Kann ich immer „das Wasser halten“, wenn ich huste? Schaffe ich es noch rechtzeitig zur Toilette? Soll ich mich wirklich zu dem Busausflug anmelden? Das sind Fragen, die das Leben der Patienten bestimmen. Mehr als 60 % der Menschen über 60 Jahren leiden an einer Blasenschwäche. Jetzt sind zwei neue Verfahren verfügbar, die eine Behandlung – vor allem im Bereich der Stressinkontinenz – noch erfolgreicher machen:
Vibrationstraining stärkt den Beckenboden
Eine Harninkontinenz kann z. B. durch eine Schwäche des Schließmuskels und bei Frauen durch eine Gebärmuttersenkung bedingt sein. Man spricht dann von einer „Stress- oder Belastungsinkontinenz“. Dagegen liegt einer „Dranginkontinenz“ eine überaktive Blasenmuskulatur zugrunde (Reizblase). Eine sehr erfolgreiche Methode gegen Stressinkontinenz ist das Beckenbodentraining. An der Universität Göttingen haben Mediziner diese gymnastischen Übungen durch ein so genanntes Vibrationstraining ergänzt. Dabei stehen die Patienten auf einer Art Wippe, die von einem Motor angetrieben wird. Sie hebt und senkt sich sehr schnell, aber lediglich um einige Millimeter. Die Patienten spüren das als eine leichte Vibration. Die Muskulatur reagiert dabei unwillkürlich und versucht, diese Bewegung auszugleichen. Pro Minute kommt es dabei im Bereich des Beckenbodens zu fast 1.800 Muskelkontraktionen. Regelmäßig angewandt, ist das ein perfektes Training für Ihre Beckenbodenmuskeln.

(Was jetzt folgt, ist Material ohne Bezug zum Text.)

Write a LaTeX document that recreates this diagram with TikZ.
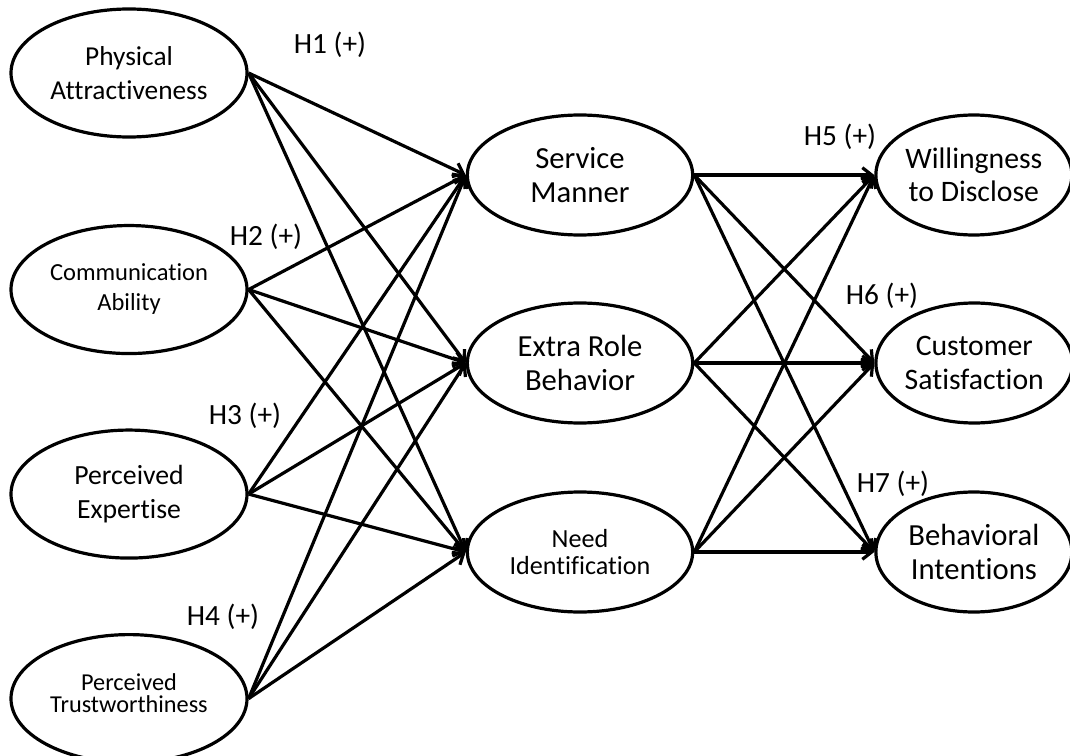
\documentclass[tikz,border=0pt]{standalone}
\usepackage{fontspec}
\setmainfont{Carlito}[Ligatures=NoCommon]
\usetikzlibrary{shapes.geometric, arrows.meta, positioning}

\begin{document}
\begin{tikzpicture}[x=0.75pt, y=-0.75pt,
        latent/.style={ellipse, draw, line width=2.4pt, align=center, inner sep=0pt},
        antecedent/.style={latent, minimum width=177pt, minimum height=96pt},
        mediator/.style={latent, minimum width=169pt, minimum height=90pt},
        outcome/.style={latent, minimum width=147pt, minimum height=90pt},
        hyp/.style={font=\fontsize{22}{24}\selectfont},
        link/.style={-{Straight Barb[length=7pt, width=11pt]}, line width=2.4pt}]

        \useasboundingbox (0,0) rectangle (1070,756);

        % antecedents
        \node[antecedent, font=\fontsize{20.5}{25.5}\selectfont] (pa) at (129,73) {Physical\\Attractiveness};
        \node[antecedent, font=\fontsize{18.4}{22.5}\selectfont, below=64pt of pa] (ca) {Communication\\Ability};
        \node[antecedent, font=\fontsize{20.8}{25.5}\selectfont, below=55pt of ca] (pe) {Perceived\\Expertise};
        \node[antecedent, font=\fontsize{18.2}{16.5}\selectfont, below=55pt of pe] (pt) {Perceived\\Trustworthiness\rule[-8pt]{0pt}{8pt}};

        % mediators
        \node[mediator, font=\fontsize{23}{26}\selectfont] (sm) at (580,175) {Service\\Manner};
        \node[mediator, font=\fontsize{23}{26}\selectfont] (erb) at (580,363) {Extra Role\\Behavior};
        \node[mediator, font=\fontsize{19.6}{20}\selectfont] (ni) at (580,552) {Need\\Identification};

        % outcomes
        \node[outcome, font=\fontsize{22.3}{25}\selectfont, right=135pt of sm] (wd) {Willingness\\to Disclose};
        \node[outcome, font=\fontsize{22.3}{25}\selectfont, right=135pt of erb] (cs) {Customer\\Satisfaction};
        \node[outcome, font=\fontsize{23}{26}\selectfont, right=135pt of ni] (bi) {Behavioral\\Intentions};

        % paths
        \foreach \a in {pa,ca,pe,pt}
            \foreach \b in {sm,erb,ni}
                \draw[link] (\a.east) -- (\b.west);
        \foreach \a in {sm,erb,ni}
            \foreach \b in {wd,cs,bi}
                \draw[link] (\a.east) -- (\b.west);

        % hypotheses
        \node[hyp] (h1) at (330,45) {H1 (+)};
        \node[hyp] (h2) at (266,237) {H2 (+)};
        \node[hyp] (h3) at (245,416) {H3 (+)};
        \node[hyp] (h4) at (223,617) {H4 (+)};
        \node[hyp] (h5) at (840,137) {H5 (+)};
        \node[hyp] (h6) at (882,296) {H6 (+)};
        \node[hyp] (h7) at (893,484) {H7 (+)};
    \end{tikzpicture}
\end{document}
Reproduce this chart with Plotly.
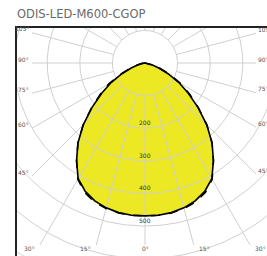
import numpy as np
import plotly.graph_objects as go

# ---------------- data ----------------
title_text = "ODIS-LED-M600-CGOP"
angles_deg = [0, 5, 10, 15, 20, 25, 30, 35, 40, 45, 50, 55, 60, 65, 70, 75, 80, 85, 90]
c0_cd = [469, 469, 466, 460, 450, 434, 410, 366, 320, 268, 212, 162, 120, 78, 45, 22, 10, 4, 0]
c90_cd = [469, 469, 467, 462, 454, 438, 412, 366, 320, 268, 214, 168, 128, 86, 50, 24, 11, 4, 0]
radial_ticks = [200, 300, 400, 500]
grid_circles = [100, 200, 300, 400, 500, 600, 700, 800]
angle_ticks = [0, 15, 30, 45, 60, 75, 90, 105]

# ---------------- geometry (pixels) ----------------
W, H = 267, 256
L, T = 17, 28
cx_px, cy_px = 145, 63
px_per_cd = 0.326
plot_w, plot_h = W - L, H - T
x0 = -(cx_px - L) / px_per_cd
x1 = x0 + plot_w / px_per_cd
y1 = (cy_px - T) / px_per_cd
y0 = y1 - plot_h / px_per_cd
# inset box where radial lines stop
box_l = (32 - cx_px) / px_per_cd
box_r = (256 - cx_px) / px_per_cd
box_b = -(245 - cy_px) / px_per_cd
box_t = 400

def to_xy(ang, r):
    a = np.radians(np.asarray(ang, dtype=float))
    r = np.asarray(r, dtype=float)
    return r * np.sin(a), -r * np.cos(a)

def full_curve(vals):
    ang = [-a for a in angles_deg[::-1]] + angles_deg[1:]
    rr = vals[::-1] + vals[1:]
    return to_xy(ang, rr)

fig = go.Figure()

grid_col = "#d0d0d0"
yellow = "#ECE823"

# fills
for vals in (c90_cd, c0_cd):
    fx, fy = full_curve(vals)
    fig.add_trace(go.Scatter(x=fx, y=fy, mode="lines", fill="toself",
                             fillcolor=yellow, line=dict(width=0),
                             hoverinfo="skip", showlegend=False))

# grid circles
t = np.linspace(0, 360, 361)
for r in grid_circles:
    gx, gy = to_xy(t, np.full_like(t, r))
    fig.add_trace(go.Scatter(x=gx, y=gy, mode="lines",
                             line=dict(color=grid_col, width=1),
                             hoverinfo="skip", showlegend=False))

# radial lines
def ray_end(a):
    dx, dy = np.sin(np.radians(a)), -np.cos(np.radians(a))
    ts = []
    if dx > 1e-9: ts.append(box_r / dx)
    if dx < -1e-9: ts.append(box_l / dx)
    if dy > 1e-9: ts.append(box_t / dy)
    if dy < -1e-9: ts.append(box_b / dy)
    tt = min(ts)
    return tt * dx, tt * dy

rx, ry = [], []
for a in range(0, 360, 15):
    sx, sy = to_xy(a, 100)
    ex, ey = ray_end(a)
    rx += [float(sx), ex, None]
    ry += [float(sy), ey, None]
fig.add_trace(go.Scatter(x=rx, y=ry, mode="lines",
                         line=dict(color=grid_col, width=1),
                         hoverinfo="skip", showlegend=False))

# outlines
for vals, dash in ((c90_cd, "dash"), (c0_cd, "solid")):
    fx, fy = full_curve(vals)
    fig.add_trace(go.Scatter(x=fx, y=fy, mode="lines",
                             line=dict(color="#000000", width=1.6, dash=dash),
                             hoverinfo="skip", showlegend=False))

# radial labels
for r in radial_ticks:
    fig.add_annotation(x=0, y=-r, text=str(r), showarrow=False,
                       xanchor="center", yanchor="bottom", yshift=0,
                       font=dict(family="DejaVu Sans", size=6, color="#333333"))

# angle labels
lab_font = dict(family="DejaVu Sans", size=6, color="#555555")
for a in angle_ticks:
    for side in ([1] if a == 0 else [-1, 1]):
        ex, ey = ray_end(side * a)
        if abs(ey - box_b) < 1e-6:  # bottom edge
            if a == 0:
                xa, xs = "center", 0
            elif side < 0:
                xa, xs = "right", -3
            else:
                xa, xs = "left", 3
            fig.add_annotation(x=ex, y=ey, text=f"{a}°", showarrow=False,
                               xanchor=xa, yanchor="top", xshift=xs, yshift=2,
                               font=lab_font)
        else:
            ly = min(ey, y1 - 3 / px_per_cd)
            fig.add_annotation(x=ex, y=ly, text=f"{a}°", showarrow=False,
                               xanchor="right" if side < 0 else "left",
                               yanchor="middle", xshift=-1 if side < 0 else 0,
                               yshift=4, font=lab_font)

fig.update_layout(
    width=W, height=H,
    margin=dict(l=L, r=0, t=T, b=0),
    paper_bgcolor="white", plot_bgcolor="white",
    title=dict(text=title_text, x=0, xref="paper", xanchor="left",
               y=1 - 14 / H, yref="container", yanchor="middle",
               font=dict(family="DejaVu Sans", size=11.5, color="#6a6a6a")),
    xaxis=dict(range=[x0, x1], showgrid=False, zeroline=False, showticklabels=False,
               ticks="", showline=True, linecolor="#222222", linewidth=1.5, side="top",
               fixedrange=True),
    yaxis=dict(range=[y0, y1], showgrid=False, zeroline=False, showticklabels=False,
               ticks="", showline=True, linecolor="#222222", linewidth=1.5,
               fixedrange=True),
    showlegend=False,
)

fig.write_html("out.html", config={"displayModeBar": False},
               post_script="document.body.style.margin='0px';document.body.style.overflow='hidden';")
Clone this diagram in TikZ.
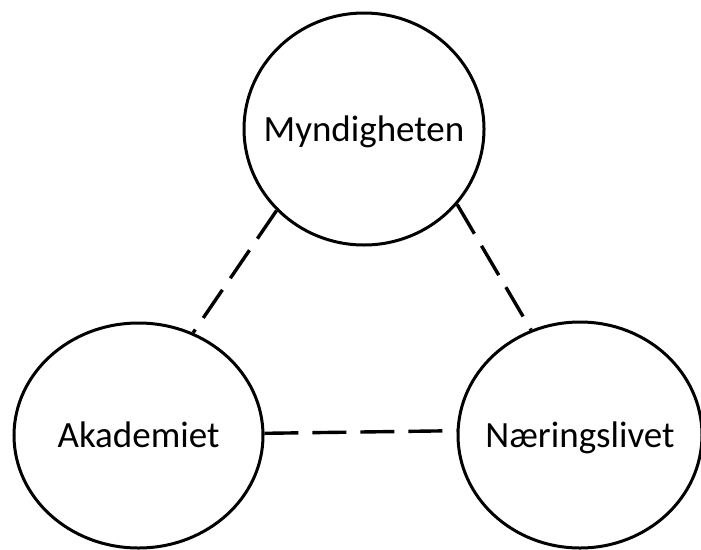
\documentclass[tikz,border=0pt]{standalone}
\usepackage{fontspec}
\setmainfont{Carlito}
\usepackage{tikz}
\usetikzlibrary{shapes.geometric}

\begin{document}
\begin{tikzpicture}[
  x=1pt, y=-1pt, font=\fontsize{37}{44}\selectfont,
  org/.style={draw, ellipse, line width=3pt, inner sep=0pt},
  orgtxt/.style={inner sep=0pt, text height=24pt, text depth=0pt},
  link/.style={line width=3.4pt, dash pattern=on 34pt off 14pt},
]
  \useasboundingbox (0,0) rectangle (701,549);
  \node[org, minimum width=240pt, minimum height=232pt,
    label={[orgtxt]center:Myndigheten}] (myn) at (364,129) {};
  \node[org, minimum width=249pt, minimum height=225pt,
    label={[orgtxt]center:Akademiet}] (aka) at (138.5,435.5) {};
  \node[org, minimum width=244pt, minimum height=226pt,
    label={[orgtxt]center:Næringslivet}] (nae) at (580,435) {};
  \draw[link] (myn.223) -- (aka.62);
  \draw[link] (myn.321) -- (nae.115);
  \draw[link] (aka.1.5) -- (nae.178.5);
\end{tikzpicture}
\end{document}
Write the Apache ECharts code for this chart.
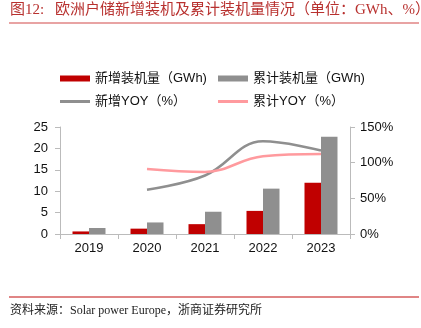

In Göttingen wurden im Jahr 2003 im Rahmen einer Studie 90 Frauen, die an Stressinkontinenz litten, mit der Kombination aus Vibrations- und Beckenbodentraining behandelt (12 Wochen lang; jeweils 2-mal wöchentlich). Zuerst standen sie 8 Minuten auf der Vibrationsplatte, dann wurde 30 Minuten lang ein herkömmliches Beckenbodentraining durchgeführt. 4 von 5 Patientinnen konnten so vollkommen geheilt werden. Beim herkömmlichen Training liegt diese Rate lediglich bei 2 von 5. Bei Schwangerschaft, frischen Thrombosen, Sehnenerkrankungen sowie Herzschwäche, koronare Herzkrankheit und Angina pectoris dürfen Sie das Gerät nicht anwenden
Gel-Injektionen: Ein ambulanter Eingriff verengt die Harnröhre
Einen ganz anderen Ansatz zur Heilung der Harninkontinenz bietet das so genannte Zuidex®-System. Dabei werden in einer ambulanten Operation feine Injektionsnadeln durch den Harnleiter vorgeschoben. Dann wird an vier ringförmig angeordneten Punkten ein Gel in die Wand der Harnröhre injiziert. So wird die Harnröhre von einer kleinen ringförmigen Wulst verengt, und der Harn kann z. B. beim Niesen oder beim Sport besser zurückgehalten werden. Der Eingriff wird unter örtlicher Betäubung vorgenommen und dauert lediglich 15 Minuten. Die Krankenkassen sind nicht verpflichtet, die Kosten zu tragen. Daher müssen Sie diese Frage vorher mit Ihrem Kassensachbearbeiter klären. Die Erfolgsrate liegt mit dieser Methode zwischen 70 und 80 %. Nachteil der Methode: Das Implantat muss nach etwa 4 Jahren erneuert werden. Seltene Nebenwirkungen sind kurzfristige Schmerzen beim Wasserlassen und Schwellungen im Genitalbereich.